Thursday, June 07, 2012

The Watch by Joydeep Roy-Bhattacharya

First Lines: One. Two. Three. Four. I count the moments and say the Basmala in my head.

The American soldiers in Combat Outpost Tarsándan deep in the Kandahar Province of Afghanistan have just been through a fierce all-night battle. Several of them have been killed. The survivors are exhausted, upset and on edge. It is not the best time for Nizam to come to claim the body of her brother, but that is exactly what she's done.

Nizam, the rest of whose family was killed by the bomb-dropping drone that took both her legs, insists on giving her brother a proper burial, but the soldiers can't trust her. She could be a spy, a lunatic, or a suicide bomber. Besides, the chain of command believes her brother to have been a Taliban leader, and his body is to be sent elsewhere to be made an example of. Nizam insists this isn't true and refuses to leave, forcing this  beleaguered group of soldiers to make a tough decision. What are they going to do? See this dilemma solely in terms of black and white-- or in shades of grey? Follow orders, or do what's right?

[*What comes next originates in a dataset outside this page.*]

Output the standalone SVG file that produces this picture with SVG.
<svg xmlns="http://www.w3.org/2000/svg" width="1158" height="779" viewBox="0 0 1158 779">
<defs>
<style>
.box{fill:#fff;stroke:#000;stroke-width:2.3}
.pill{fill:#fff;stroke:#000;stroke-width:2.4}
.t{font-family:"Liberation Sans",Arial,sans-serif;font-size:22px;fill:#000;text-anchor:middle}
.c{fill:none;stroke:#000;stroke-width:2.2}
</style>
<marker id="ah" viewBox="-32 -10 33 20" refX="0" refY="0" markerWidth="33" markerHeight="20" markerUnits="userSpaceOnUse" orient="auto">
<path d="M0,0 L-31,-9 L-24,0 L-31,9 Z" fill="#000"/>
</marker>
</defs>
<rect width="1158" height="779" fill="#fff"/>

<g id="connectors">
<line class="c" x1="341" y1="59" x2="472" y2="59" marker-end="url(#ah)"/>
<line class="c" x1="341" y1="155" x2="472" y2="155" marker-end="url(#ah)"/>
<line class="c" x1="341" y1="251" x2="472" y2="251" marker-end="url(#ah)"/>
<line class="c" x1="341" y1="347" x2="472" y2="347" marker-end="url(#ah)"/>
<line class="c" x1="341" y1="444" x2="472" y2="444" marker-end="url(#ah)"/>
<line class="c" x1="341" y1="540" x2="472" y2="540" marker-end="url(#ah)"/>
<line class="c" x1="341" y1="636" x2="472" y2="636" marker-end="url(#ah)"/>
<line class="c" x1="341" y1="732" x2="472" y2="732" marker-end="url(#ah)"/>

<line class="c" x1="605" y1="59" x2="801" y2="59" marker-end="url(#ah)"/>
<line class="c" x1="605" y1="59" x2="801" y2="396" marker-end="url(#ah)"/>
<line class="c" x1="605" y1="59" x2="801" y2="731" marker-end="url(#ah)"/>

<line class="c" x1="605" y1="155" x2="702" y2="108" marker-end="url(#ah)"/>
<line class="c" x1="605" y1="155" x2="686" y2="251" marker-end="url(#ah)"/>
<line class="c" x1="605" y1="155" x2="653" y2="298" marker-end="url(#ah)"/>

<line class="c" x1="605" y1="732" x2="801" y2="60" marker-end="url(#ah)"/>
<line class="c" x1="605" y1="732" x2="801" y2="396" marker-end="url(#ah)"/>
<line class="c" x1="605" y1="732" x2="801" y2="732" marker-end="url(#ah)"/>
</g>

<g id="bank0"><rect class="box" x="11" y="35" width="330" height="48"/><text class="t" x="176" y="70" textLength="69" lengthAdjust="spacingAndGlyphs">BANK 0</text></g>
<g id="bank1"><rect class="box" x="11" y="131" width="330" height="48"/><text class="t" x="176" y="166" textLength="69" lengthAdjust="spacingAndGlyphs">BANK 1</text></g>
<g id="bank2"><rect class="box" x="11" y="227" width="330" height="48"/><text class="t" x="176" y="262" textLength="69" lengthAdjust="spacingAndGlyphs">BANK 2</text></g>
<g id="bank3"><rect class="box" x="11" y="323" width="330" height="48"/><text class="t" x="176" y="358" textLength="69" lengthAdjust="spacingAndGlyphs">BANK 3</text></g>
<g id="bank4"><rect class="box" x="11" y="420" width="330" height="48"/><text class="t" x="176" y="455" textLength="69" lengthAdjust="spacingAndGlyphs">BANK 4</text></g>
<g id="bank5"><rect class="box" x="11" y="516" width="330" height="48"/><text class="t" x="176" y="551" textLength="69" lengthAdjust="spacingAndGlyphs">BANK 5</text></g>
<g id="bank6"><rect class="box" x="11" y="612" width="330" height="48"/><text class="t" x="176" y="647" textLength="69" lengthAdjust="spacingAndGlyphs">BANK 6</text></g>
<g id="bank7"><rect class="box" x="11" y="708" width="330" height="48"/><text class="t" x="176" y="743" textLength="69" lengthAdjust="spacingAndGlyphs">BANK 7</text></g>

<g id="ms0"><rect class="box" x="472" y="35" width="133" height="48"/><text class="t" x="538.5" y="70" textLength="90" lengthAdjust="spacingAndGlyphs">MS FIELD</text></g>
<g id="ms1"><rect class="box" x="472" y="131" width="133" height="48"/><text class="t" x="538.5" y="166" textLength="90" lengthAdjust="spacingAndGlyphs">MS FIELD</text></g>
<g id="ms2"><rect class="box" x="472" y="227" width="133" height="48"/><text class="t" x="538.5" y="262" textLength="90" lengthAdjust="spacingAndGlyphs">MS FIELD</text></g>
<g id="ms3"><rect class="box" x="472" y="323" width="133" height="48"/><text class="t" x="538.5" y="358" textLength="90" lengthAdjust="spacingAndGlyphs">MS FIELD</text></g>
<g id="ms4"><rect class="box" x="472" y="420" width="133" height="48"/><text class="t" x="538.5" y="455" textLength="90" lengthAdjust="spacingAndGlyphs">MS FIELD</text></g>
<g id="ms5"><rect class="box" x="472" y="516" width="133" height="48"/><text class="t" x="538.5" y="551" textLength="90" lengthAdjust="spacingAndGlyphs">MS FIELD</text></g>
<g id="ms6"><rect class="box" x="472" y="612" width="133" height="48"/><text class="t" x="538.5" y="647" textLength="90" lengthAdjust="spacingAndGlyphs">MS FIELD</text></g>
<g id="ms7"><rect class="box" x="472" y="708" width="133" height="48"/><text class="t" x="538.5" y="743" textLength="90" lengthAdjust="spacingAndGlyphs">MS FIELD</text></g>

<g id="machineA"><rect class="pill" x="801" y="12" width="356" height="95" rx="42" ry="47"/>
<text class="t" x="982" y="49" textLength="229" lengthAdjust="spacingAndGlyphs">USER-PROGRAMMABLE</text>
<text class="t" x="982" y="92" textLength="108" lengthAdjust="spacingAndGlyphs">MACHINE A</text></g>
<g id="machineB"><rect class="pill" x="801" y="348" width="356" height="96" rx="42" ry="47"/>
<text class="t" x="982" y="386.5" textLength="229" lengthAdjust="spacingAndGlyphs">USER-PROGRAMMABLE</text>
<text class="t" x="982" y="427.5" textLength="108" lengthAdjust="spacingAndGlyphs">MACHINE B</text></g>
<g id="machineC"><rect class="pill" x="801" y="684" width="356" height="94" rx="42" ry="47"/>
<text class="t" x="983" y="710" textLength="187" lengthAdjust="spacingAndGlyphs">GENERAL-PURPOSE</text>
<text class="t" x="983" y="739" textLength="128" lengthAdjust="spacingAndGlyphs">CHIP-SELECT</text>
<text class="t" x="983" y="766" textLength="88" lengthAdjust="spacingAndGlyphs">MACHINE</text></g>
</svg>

The story begins from Nizam's point of view, and the author immediately puts the reader on her side-- feeling her pain, her exhaustion and her grief. It is a powerful beginning which then shifts to the men inside the outpost. The clock is turned back a couple of days, showing the time leading up to the deadly attack and its aftermath, which explains the soldiers' emotional mindsets.

Chapter by chapter, we're introduced to them and to the Afghan interpreter assigned to the outpost. As the story advances and the reader compares the American point of view to Nizam's, the misunderstandings that lead to the final outcome are clear.

Some of the men are educated and have made at least a rudimentary effort to learn something about the area, its people, its customs and language. However, most of the soldiers are barely in their twenties and have chosen a life in the military for the paycheck. For these soldiers, it was a choice of the army or a "life in methland." They've made no effort to learn anything about the country they're in or about the people who live there. It's a recipe for disaster.

From the strong, emotional beginning, the book eventually began to lose some momentum for me. The author had a set way of introducing the soldiers, and this formulaic method made many of them appear one-dimensional. The exception to this was the interpreter, a young man who naively believed that all the soldiers were wealthy, well-educated, and in Afghanistan to fight for the ideals of freedom and justice. Since those are two things that he desperately desires for his country, when he's asked to interpret for the soldiers and for Nizam, too often he puts his own feelings above the need for accurate translation.

In the end, I found a great deal to admire in the book, but I believe the author tried too hard to get the point across that America must get out of Afghanistan. Nizam was in the right; the Americans were in the wrong. Seldom in life are things so cut and dried. How much more powerful the message would have been if truths had been dispensed with an even hand.

ISBN: 9780307955890
Hogarth   ©2012
Hardcover, 304 pages

Genre: Suspense/Thriller
Rating: B-
Source: Amazon Vine


  1. Cathy - Thanks for your thoughtful review. It does sound as though there's a lot to like in this book. I know exactly what you mean about the "preaching," if you want to call it that, though. You're right that when the author is too heavy-handed with a message, or it's repeated too often, etc., it does take away from the story and ultimately from the power of the message.

    1. It didn't come across as preaching at all, just very heavy-handed with the slant so that, as I read, I kept questioning what I'd read. (Which can be a very good thing!)

  2. Cathy, I'm of the opinion that it's much too soon for anything meaningful to come of our experience in Afghanistan yet. It's still going on (unfortunately) and thus too fresh, too raw for any rational thought about what is happening there and what that is doing to people on both sides. That's why I'm passing on anything except Afghanistan's history.

    1. All I know is that a lot of high-falutin' countries have gone there thinking that they knew what was best... and they returned home completely baffled.

  3. What a fantastically well thought through review. I will admit that this isn't my usual type of read, but it does sound intriguing. I am not sure if I could deal with the 'preachy' tone though, so I may give this one a miss. Thanks for your honesty! :)

    New to your blog!
    Steph @ Stepping Out of the Page

    1. Glad you found me, Steph. Thanks for leaving a comment!